Only lines holding the string "this" are wanted; copy each one from the material.
>> START LISTED RECORDS
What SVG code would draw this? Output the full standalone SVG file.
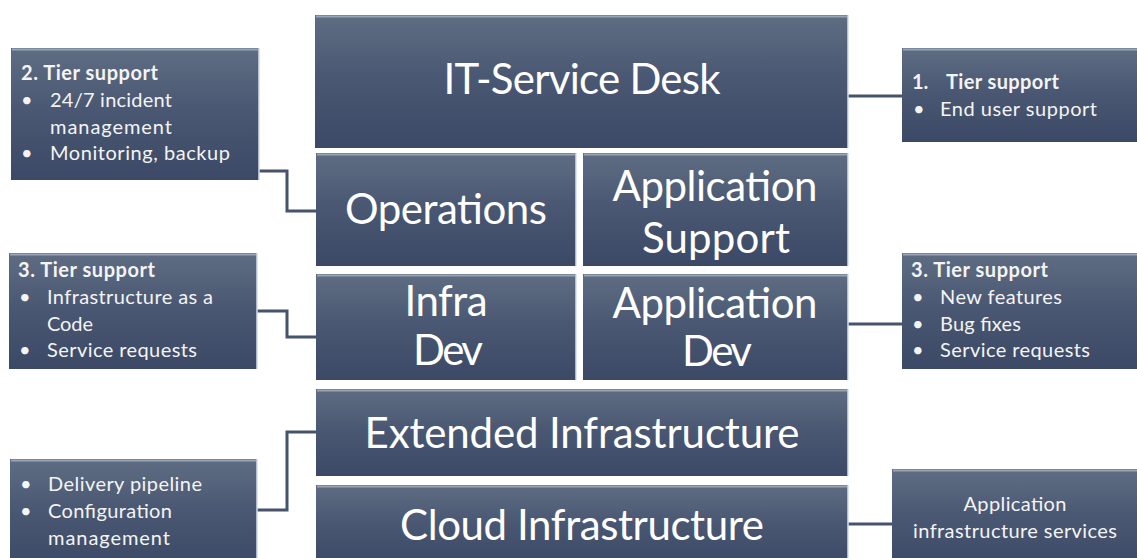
<svg xmlns="http://www.w3.org/2000/svg" width="1137" height="558" viewBox="0 0 1137 558">
  <defs>
    <linearGradient id="boxFill" x1="0" y1="0" x2="0" y2="1">
      <stop offset="0" stop-color="#5f6d83"/>
      <stop offset="0.45" stop-color="#4a5873"/>
      <stop offset="1" stop-color="#3b4966"/>
    </linearGradient>
    <style>
      .box { fill: url(#boxFill); }
      .hi { fill: none; stroke: #98a4b6; stroke-width: 2; }
      .edge { fill: none; stroke: #d3ddef; stroke-width: 1.5; }
      .big { font-family: Lato, "Open Sans", sans-serif; font-size: 42px; fill: #ffffff; text-anchor: middle; }
      .sm { font-family: Lato, "Open Sans", sans-serif; font-size: 20px; fill: #f4f4f4; }
      .hd { font-weight: bold; }
      .mid { text-anchor: middle; }
      .conn { fill: none; stroke: #45536b; stroke-width: 3; stroke-linejoin: miter; }
    </style>
  </defs>
  <rect width="1137" height="558" fill="#ffffff"/>

  <!-- connectors -->
  <g id="connectors">
    <polyline class="conn" points="259,171 287,171 287,211 316,211"/>
    <polyline class="conn" points="257,311 287,311 287,337 316,337"/>
    <polyline class="conn" points="257,510 287,510 287,432 316,432"/>
    <line class="conn" x1="848" y1="96" x2="902" y2="96"/>
    <line class="conn" x1="848" y1="324" x2="902" y2="324"/>
    <line class="conn" x1="848" y1="524" x2="892" y2="524"/>
  </g>

  <!-- central stack -->
  <g id="it-service-desk">
    <rect class="box" x="315" y="15" width="533" height="133"/>
    <path class="hi" d="M316,16.5 H847"/>
    <path class="edge" d="M848,15 V148"/>
    <text class="big" x="582" y="94" textLength="277">IT-Service Desk</text>
  </g>

  <g id="operations">
    <rect class="box" x="316" y="153" width="260" height="113"/>
    <path class="hi" d="M317,154.5 H575"/>
    <path class="edge" d="M576,153 V266"/>
    <text class="big" x="446" y="224" textLength="202">Operations</text>
  </g>

  <g id="application-support">
    <rect class="box" x="583" y="153" width="265" height="113"/>
    <path class="hi" d="M584,154.5 H847"/>
    <path class="edge" d="M848,153 V266"/>
    <text class="big" x="715" y="201" textLength="205">Application</text>
    <text class="big" x="716" y="253" textLength="148">Support</text>
  </g>

  <g id="infra-dev">
    <rect class="box" x="316" y="274" width="260" height="106"/>
    <path class="hi" d="M317,275.5 H575"/>
    <path class="edge" d="M576,274 V380"/>
    <text class="big" x="446" y="316" textLength="83">Infra</text>
    <text class="big" x="448" y="365" textLength="70">Dev</text>
  </g>

  <g id="application-dev">
    <rect class="box" x="583" y="274" width="265" height="106"/>
    <path class="hi" d="M584,275.5 H847"/>
    <path class="edge" d="M848,274 V380"/>
    <text class="big" x="715" y="318" textLength="205">Application</text>
    <text class="big" x="717" y="366" textLength="70">Dev</text>
  </g>

  <g id="extended-infrastructure">
    <rect class="box" x="316" y="389" width="532" height="87"/>
    <path class="hi" d="M317,390.5 H847"/>
    <path class="edge" d="M848,389 V476"/>
    <text class="big" x="582" y="448" textLength="435">Extended Infrastructure</text>
  </g>

  <g id="cloud-infrastructure">
    <rect class="box" x="316" y="485" width="532" height="80"/>
    <path class="hi" d="M317,486.5 H847"/>
    <path class="edge" d="M848,485 V558"/>
    <text class="big" x="582" y="540" textLength="364">Cloud Infrastructure</text>
  </g>

  <!-- side notes -->
  <g id="tier2-ops">
    <rect class="box" x="11" y="48" width="248" height="132"/>
    <path class="hi" d="M12,49.5 H258"/>
    <path class="edge" d="M259,48 V180"/>
    <text class="sm hd" x="21" y="80" textLength="137">2. Tier support</text>
    <text class="sm" x="21" y="107">•</text>
    <text class="sm" x="50" y="107" textLength="122">24/7 incident</text>
    <text class="sm" x="50" y="134" textLength="122">management</text>
    <text class="sm" x="21" y="160">•</text>
    <text class="sm" x="50" y="160" textLength="180">Monitoring, backup</text>
  </g>

  <g id="tier1-desk">
    <rect class="box" x="902" y="48" width="240" height="94"/>
    <path class="hi" d="M903,49.5 H1137"/>
    <text class="sm hd" x="912" y="89">1.</text>
    <text class="sm hd" x="946" y="89" textLength="113">Tier support</text>
    <text class="sm" x="913" y="116">•</text>
    <text class="sm" x="940" y="116" textLength="157">End user support</text>
  </g>

  <g id="tier3-infra">
    <rect class="box" x="9" y="253" width="248" height="116"/>
    <path class="hi" d="M10,254.5 H256"/>
    <path class="edge" d="M257,253 V369"/>
    <text class="sm hd" x="18" y="277" textLength="137">3. Tier support</text>
    <text class="sm" x="19" y="304">•</text>
    <text class="sm" x="47" y="304" textLength="166">Infrastructure as a</text>
    <text class="sm" x="47" y="331" textLength="46">Code</text>
    <text class="sm" x="19" y="357">•</text>
    <text class="sm" x="47" y="357" textLength="150">Service requests</text>
  </g>

  <g id="tier3-app">
    <rect class="box" x="902" y="253" width="240" height="116"/>
    <path class="hi" d="M903,254.5 H1137"/>
    <text class="sm hd" x="911" y="277" textLength="137">3. Tier support</text>
    <text class="sm" x="912" y="304">•</text>
    <text class="sm" x="940" y="304" textLength="122">New features</text>
    <text class="sm" x="912" y="331">•</text>
    <text class="sm" x="940" y="331" textLength="81">Bug fixes</text>
    <text class="sm" x="912" y="357">•</text>
    <text class="sm" x="940" y="357" textLength="150">Service requests</text>
  </g>

  <g id="delivery">
    <rect class="box" x="10" y="459" width="247" height="110"/>
    <path class="hi" d="M11,460.5 H256"/>
    <path class="edge" d="M257,459 V558"/>
    <text class="sm" x="20" y="491">•</text>
    <text class="sm" x="48" y="491" textLength="154">Delivery pipeline</text>
    <text class="sm" x="20" y="518">•</text>
    <text class="sm" x="48" y="518" textLength="124">Configuration</text>
    <text class="sm" x="48" y="545" textLength="122">management</text>
  </g>

  <g id="app-infra-services">
    <rect class="box" x="892" y="469" width="250" height="100"/>
    <path class="hi" d="M893,470.5 H1137"/>
    <text class="sm mid" x="1015" y="511" textLength="103">Application</text>
    <text class="sm mid" x="1015" y="538" textLength="204">infrastructure services</text>
  </g>
</svg>
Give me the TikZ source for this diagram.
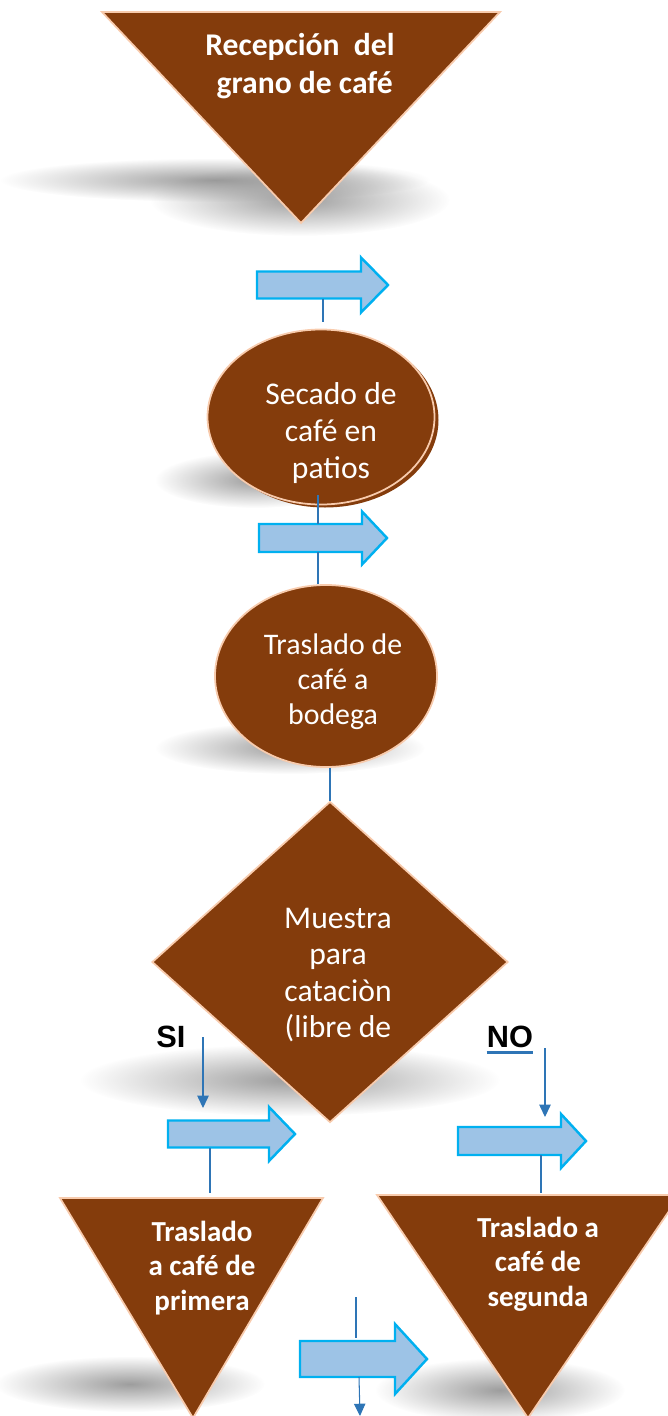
\documentclass[tikz,border=0pt]{standalone}
\usepackage{fontspec}
\setmainfont{Carlito}
\newfontfamily\arialfont{Liberation Sans}
\usepackage{tikz}
\usetikzlibrary{arrows.meta,positioning,calc,shapes.geometric,fadings}
\definecolor{CafeBrown}{HTML}{843C0C}
\definecolor{CafeEdge}{HTML}{F8CBAD}
\definecolor{FlowFill}{HTML}{9DC3E6}
\definecolor{FlowEdge}{HTML}{00B0F0}
\definecolor{LinkBlue}{HTML}{2E75B6}
\def\px{0.02cm}
\tikzfading[name=softblob, inner color=transparent!15, outer color=transparent!100]
\tikzset{
  cafe/.style={fill=CafeBrown, draw=CafeEdge, line width=1pt},
  shadowblob/.style={fill=black!45, path fading=softblob},
  flowarrow/.style={fill=FlowFill, draw=FlowEdge, line width=1.4pt},
  link/.style={draw=LinkBlue, line width=0.6pt},
  linkarrow/.style={link, -{Triangle[length=7pt,width=6.5pt]}},
  boxtxt/.style={text=white, align=center, inner sep=0pt, font=\fontsize{17.5}{20.8}\selectfont},
  boldtxt/.style={boxtxt, font=\fontsize{16.5}{19.6}\selectfont\bfseries},
  sino/.style={inner sep=0pt, font=\fontsize{17.5}{20}\selectfont\arialfont\bfseries}
}

\begin{document}
\begin{tikzpicture}[x=\px, y=-\px]
\useasboundingbox (0,0) rectangle (668,1416);
\foreach \cx/\cy/\rx/\ry in {215/180/215/22, 300/200/150/36, 255/480/100/28, 290/748/135/26,
  290/1080/210/36, 130/1384/135/28, 500/1390/125/32}{
  \fill[shadowblob] (\cx,\cy) ellipse [x radius=\rx, y radius=\ry];
}
\path[cafe] (102,12) coordinate (rec-l) -- (500,12) coordinate (rec-r) -- (301,223) coordinate (rec-b) -- cycle;
\node[boldtxt, font=\fontsize{18}{21.5}\selectfont\bfseries] (recepcion) at (300,66) {Recepción\ \ del\\\hspace*{0.3em}grano de café};
\foreach \nm/\xa/\xb/\xc/\yc/\hs/\hh/\lx in {
  a1/257/361/388/285/13.5/27.5/323,
  a2/259/362/387/538/14/26.5/318,
  a3/168/269/295/1134/13.5/27/210,
  a4/458/561/586/1141/14/27/541,
  a5/300/395/427/1359/18/35/359}{
  \path[flowarrow] ({\xa},{\yc-\hs}) -- ({\xb},{\yc-\hs}) -- ({\xb},{\yc-\hh}) -- ({\xc},\yc)
    -- ({\xb},{\yc+\hh}) -- ({\xb},{\yc+\hs}) -- ({\xa},{\yc+\hs}) -- cycle;
  \coordinate (\nm-t) at (\lx,{\yc-\hs});
  \coordinate (\nm-b) at (\lx,{\yc+\hs});
}
\node[ellipse, fill=CafeBrown, minimum width=227*\px, minimum height=175*\px] (secado-back) at (325,420) {};
\node[cafe, ellipse, minimum width=227*\px, minimum height=175*\px] (secado) at (321,417) {};
\node[boxtxt, font=\fontsize{18}{21.3}\selectfont] (secado-txt) at (331,433) {Secado de\\café en\\patios};
\node[cafe, ellipse, minimum width=222*\px, minimum height=182*\px] (bodega) at (326,676) {};
\node[boxtxt, font=\fontsize{17}{20}\selectfont] (bodega-txt) at (333,682) {Traslado de\\café a\\bodega};
\node[cafe, diamond, minimum width=356*\px, minimum height=321*\px, inner sep=0pt] (muestra) at (330,962) {};
\node[boxtxt, font=\fontsize{18}{20.8}\selectfont] (muestra-txt) at (338,975) {Muestra\\para\\cataciòn\\(libre de};
\path[cafe] (60,1198) coordinate (tri1-l) -- (323,1198) coordinate (tri1-r) -- (193,1418) coordinate (tri1-b) -- cycle;
\node[boldtxt] (primera) at (202,1268) {Traslado\\a café de\\primera};
\path[cafe] (377,1195) coordinate (tri2-l) -- (680,1195) coordinate (tri2-r) -- (528,1418) coordinate (tri2-b) -- cycle;
\node[boldtxt] (segunda) at (538,1264) {Traslado a\\café de\\segunda};
\node[sino] (si) at (171,1037) {SI};
\node[sino] (no) at (510,1037) {NO};
\draw[LinkBlue, line width=1.5pt] ([yshift=-2.8pt]no.base west) -- ([yshift=-2.8pt]no.base east);
\coordinate (si-end) at (203,1108);
\coordinate (no-end) at (545,1117);
\coordinate (mid-start) at (356,1297);
\coordinate (mid-end) at (360,1416);
\draw[link, shorten >=4pt] (a1-b) -- (a1-b |- secado.north);
\draw[link, shorten <=-6pt] (a2-t |- secado.south) -- (a2-t);
\draw[link] (a2-b) -- (a2-b |- bodega.north);
\draw[link] (muestra.north |- bodega.south) -- (muestra.north);
\draw[linkarrow] (si-end |- si.center) -- (si-end);
\draw[linkarrow] (no-end |- no.south) -- (no-end);
\draw[link, shorten >=2.8pt] (a3-b) -- (a3-b |- tri1-l);
\draw[link, shorten >=1pt] (a4-b) -- (a4-b |- tri2-l);
\draw[link, shorten >=2pt] (mid-start) -- (mid-start |- a5-t);
\draw[linkarrow] (a5-b) -- (mid-end);
\end{tikzpicture}
\end{document}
>> END LISTED RECORDS
THE ANSWER
What SVG code would draw this? Output the full standalone SVG file.
Give me the TikZ source for this diagram.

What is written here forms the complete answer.